The second problem I see is that some of the lines are out of order. I don't know if the timestamps are wrong, or if they were logged in the wrong order, or if journalctl screwed them up, but clearly some are where they don't belong.
The third problem I see is the random binary data at the end of some of the lines. That probably should not be there as far as I can tell.
(Score: 2) by choose another one on Sunday December 21 2014, @09:58PM
> Of course you wouldn't understand these problems. You're obviously not a system administrator.
If you want to get into a pissing contest about number of systems managed then I seriously doubt you are going to win against the RedHat cloud admins, unless you admin for Google or Amazon, and for some reason they want systemd and binary logs. No, I don't _know_ why, I don't manage thousands of servers either, but i can take some good guesses.
Furthermore, binary logs can also be trivially turned into text (oh look, systemd even provides a configuration to do that) - the converse is not true.
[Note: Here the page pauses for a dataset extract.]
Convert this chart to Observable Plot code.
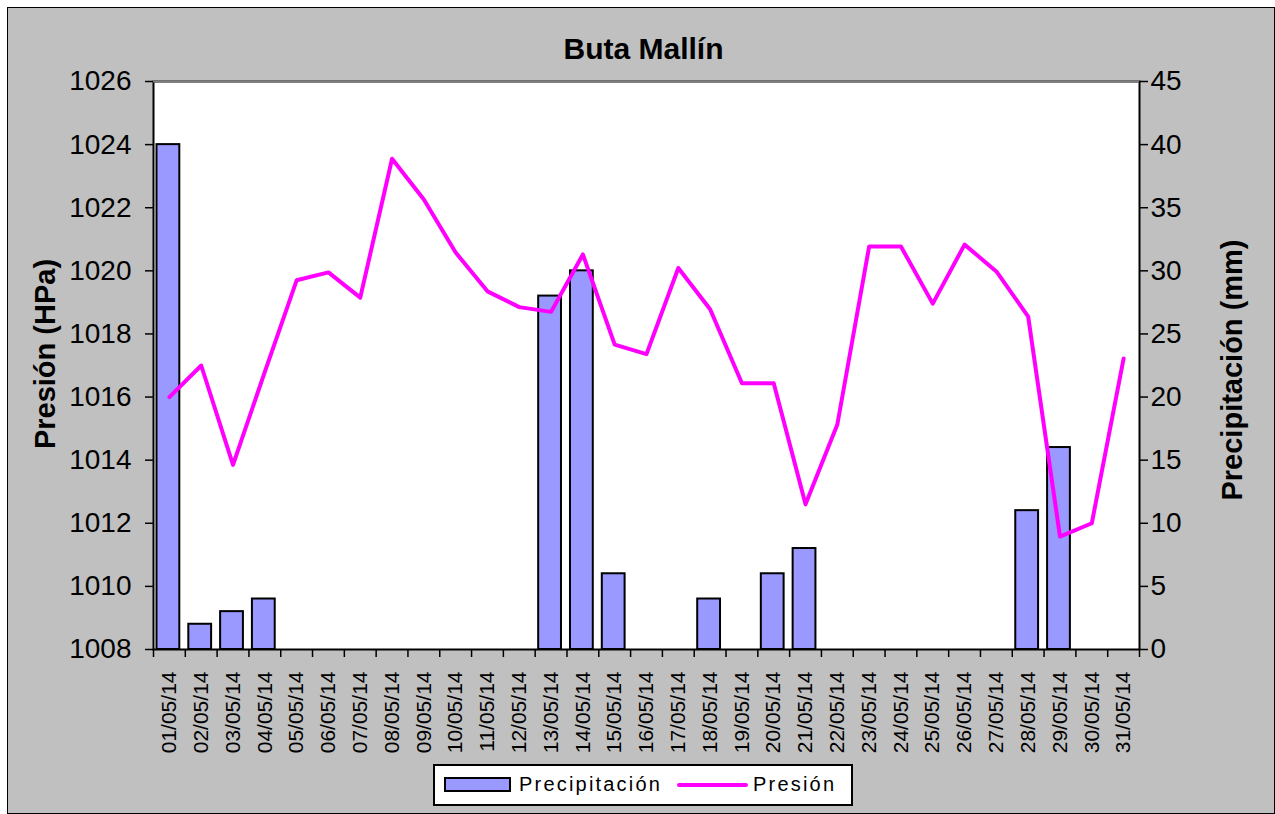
<!DOCTYPE html>
<html>
<head>
<meta charset="utf-8">
<script src="https://cdn.jsdelivr.net/npm/d3@7"></script>
<script src="https://cdn.jsdelivr.net/npm/@observablehq/plot@0.6"></script>
<style>
  html, body { margin: 0; padding: 0; background: #ffffff; }
  #wrap { position: relative; width: 1275px; height: 814px; overflow: hidden; font-family: "Liberation Sans", Arial, sans-serif; color: #000; }
  #bg { position: absolute; left: 7px; top: 7px; width: 1268px; height: 807px; box-sizing: border-box; border: 1.5px solid #000; background: #c0c0c0; }
  #chart { position: absolute; left: 0; top: 0; }
  .title { position: absolute; left: 643.5px; top: 34px; transform: translateX(-50%); font-size: 30px; font-weight: bold; line-height: 1; white-space: nowrap; }
  .ylab { position: absolute; transform: translate(-50%, -50%) rotate(-90deg); font-size: 29px; font-weight: bold; line-height: 1; white-space: nowrap; }
  #legend { position: absolute; left: 433px; top: 764px; width: 420px; height: 42px; box-sizing: border-box; border: 2px solid #000; background: #fff; }
  .lg-rect { position: absolute; left: 444px; top: 777px; width: 67px; height: 15px; box-sizing: border-box; border: 2px solid #000; background: #9999ff; }
  .lg-line { position: absolute; left: 677px; top: 783px; width: 71px; height: 4px; border-radius: 2px; background: #ff00ff; }
  .lg-text { position: absolute; top: 774px; font-size: 20px; line-height: 1; letter-spacing: 2.2px; white-space: nowrap; }
</style>
</head>
<body>
<div id="wrap">
  <div id="bg"></div>
  <div id="chart"></div>
  <div class="title">Buta Mallín</div>
  <div class="ylab" style="left:45px; top:354px;">Presión (HPa)</div>
  <div class="ylab" style="left:1232px; top:370px;">Precipitación (mm)</div>
  <div id="legend"></div>
  <div class="lg-rect"></div>
  <div class="lg-text" style="left:519px;">Precipitación</div>
  <div class="lg-line"></div>
  <div class="lg-text" style="left:753px;">Presión</div>
</div>
<script>
// ---- data ----
const dates = ["01/05/14","02/05/14","03/05/14","04/05/14","05/05/14","06/05/14","07/05/14","08/05/14",
  "09/05/14","10/05/14","11/05/14","12/05/14","13/05/14","14/05/14","15/05/14","16/05/14",
  "17/05/14","18/05/14","19/05/14","20/05/14","21/05/14","22/05/14","23/05/14","24/05/14",
  "25/05/14","26/05/14","27/05/14","28/05/14","29/05/14","30/05/14","31/05/14"];
const precipitation = [40, 2, 3, 4, 0, 0, 0, 0, 0, 0, 0, 0, 28, 30, 6, 0, 0, 4, 0, 6, 8, 0, 0, 0, 0, 0, 0, 11, 16, 0, 0];
const pressure = [1016.0, 1017.0, 1013.85, 1016.8, 1019.7, 1019.95, 1019.15, 1023.55, 1022.26, 1020.58, 1019.35,
  1018.85, 1018.7, 1020.52, 1017.66, 1017.36, 1020.09, 1018.78, 1016.44, 1016.44, 1012.6, 1015.13,
  1020.77, 1020.77, 1018.96, 1020.83, 1019.98, 1018.55, 1011.58, 1012.0, 1017.22];
const pressureTicks = [1008, 1010, 1012, 1014, 1016, 1018, 1020, 1022, 1024, 1026];
const precipTicks = [0, 5, 10, 15, 20, 25, 30, 35, 40, 45];

const rows = dates.map((d, i) => ({date: d, precip: precipitation[i], pres: pressure[i]}));

// ---- layout ----
const W = 1275, H = 814;
const ML = 153, MR = W - 1139, MT = 81, MB = H - 649;
const bw = (W - ML - MR) / dates.length;
const pMin = pressureTicks[0], pMax = pressureTicks[pressureTicks.length - 1];
const rMax = precipTicks[precipTicks.length - 1];
const toP = v => pMin + v * (pMax - pMin) / rMax;      // precipitation -> left-axis units
const fromP = v => (v - pMin) * rMax / (pMax - pMin);

const chart = Plot.plot({
  width: W, height: H,
  marginLeft: ML, marginRight: MR, marginTop: MT, marginBottom: MB,
  style: {background: "transparent", fontFamily: "'Liberation Sans', Arial, sans-serif", color: "black", overflow: "visible"},
  x: {type: "band", domain: dates, padding: 0, round: false, axis: null},
  y: {domain: [pMin, pMax], axis: null},
  marks: [
    Plot.frame({fill: "white", stroke: "black", strokeWidth: 2}),
    Plot.ruleY([pMax], {stroke: "#808080", strokeWidth: 2}),
    Plot.barY(rows.filter(d => d.precip > 0), {
      x: "date", y1: pMin, y2: d => toP(d.precip),
      fill: "#9999ff", stroke: "black", strokeWidth: 2, insetLeft: 3.5, insetRight: 5.5
    }),
    Plot.line(rows, {x: "date", y: "pres", stroke: "#ff00ff", strokeWidth: 4}),
    // x labels
    Plot.axisX(dates, {tickSize: 0, tickPadding: 22, tickRotate: -90, textAnchor: "end", fontSize: 21, label: null, fill: "black"}),
    // x ticks between categories
    Plot.axisX(dates, {tickSize: 8, fill: "none", stroke: "black", strokeWidth: 1.5, dx: -bw / 2, label: null}),
    Plot.axisX([dates[dates.length - 1]], {tickSize: 8, fill: "none", stroke: "black", strokeWidth: 1.5, dx: bw / 2, label: null}),
    // left axis
    Plot.axisY(pressureTicks, {tickSize: 8, tickPadding: 14, fontSize: 28, label: null, tickFormat: d => String(d),
      stroke: "black", strokeWidth: 1.5, fill: "black"}),
    // right axis (precipitation)
    Plot.axisY(precipTicks.map(toP), {anchor: "right", tickSize: 8, tickPadding: 3, fontSize: 28, label: null,
      tickFormat: v => String(Math.round(fromP(v))), stroke: "black", strokeWidth: 1.5, fill: "black"})
  ]
});
document.getElementById("chart").appendChild(chart);
</script>
</body>
</html>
> No, the home user dicking around with Linux in a VM on his MacBook Pro won't notice these problems. But that person isn't really using Linux seriously, either.
I guess the sysadmin managing a few tens of on-premise or colo-ed servers won't notice the kind of problems that the RedHat guys managing multiple data centres either, maybe that's because they aren't using Linux seriously ?
(Score: 4, Insightful) by Arik on Sunday December 21 2014, @11:11PM
Oh, look, that assumes that you booted correctly.
This is a system designed to fail just when it is needed most. When the system is working fine, you can export the logs that show it working fine, but when it fails and you really need to see those logs, you cannot.
If laughter is the best medicine, who are the best doctors?
(Score: 2) by darkfeline on Sunday December 21 2014, @10:09PM
Going from `cat foobar | tail` to `journalctl foobar | fold | tail` (Yes, useless cat, I know)
Wow, that was hard! Damn that systemd making everything harder!
Join the SDF Public Access UNIX System today!
(Score: 0) by Anonymous Coward on Monday December 22 2014, @12:12AM
Now try it when the log file is partially corrupted due to a bad disk. If you aren't a dumbass, you can still make out some of the log entries when things are done the proper way and text files are used. Now try doing that with journalctl. Oh, fuck you, there's no output at all! Fold and tail all you want, it's not going to do a fucking ounce of good. You'll sit there scratching your head, wondering where the hell the log entries are.
(Score: 1) by Anonymous Coward on Monday December 22 2014, @12:42AM
No disk problems needed. Just turn on log rotation and systemD corrupts the log's it's self 1/4 of the time. It's a known bug that they marked as 'won't fix'
(Score: 0) by Anonymous Coward on Monday December 22 2014, @12:57AM
LOL! Do you have the bug number for this?
(Score: 2) by cafebabe on Thursday December 25 2014, @08:29AM
I've been in a situation where downtime cost more than US$1 per second. Specifically, on rotation, I was solo 24 hour support for a 4,000 core renderfarm. I believe that RenderMan licences were US$3,000 per processor pair. So, that's US$6 million per year. I also believe that average salary for 500 people was about US$50,000. So that's about US$25 million per year. There was also nine other applications licenced for the renderfarm, electricity, hardware deprecation (not restricted to 3,000 harddisks) and business taxes.
In these circumstances, being deprived of grep and/or tail -f is going to cost money. In more serious circumstances, it could foreseeably cost lives.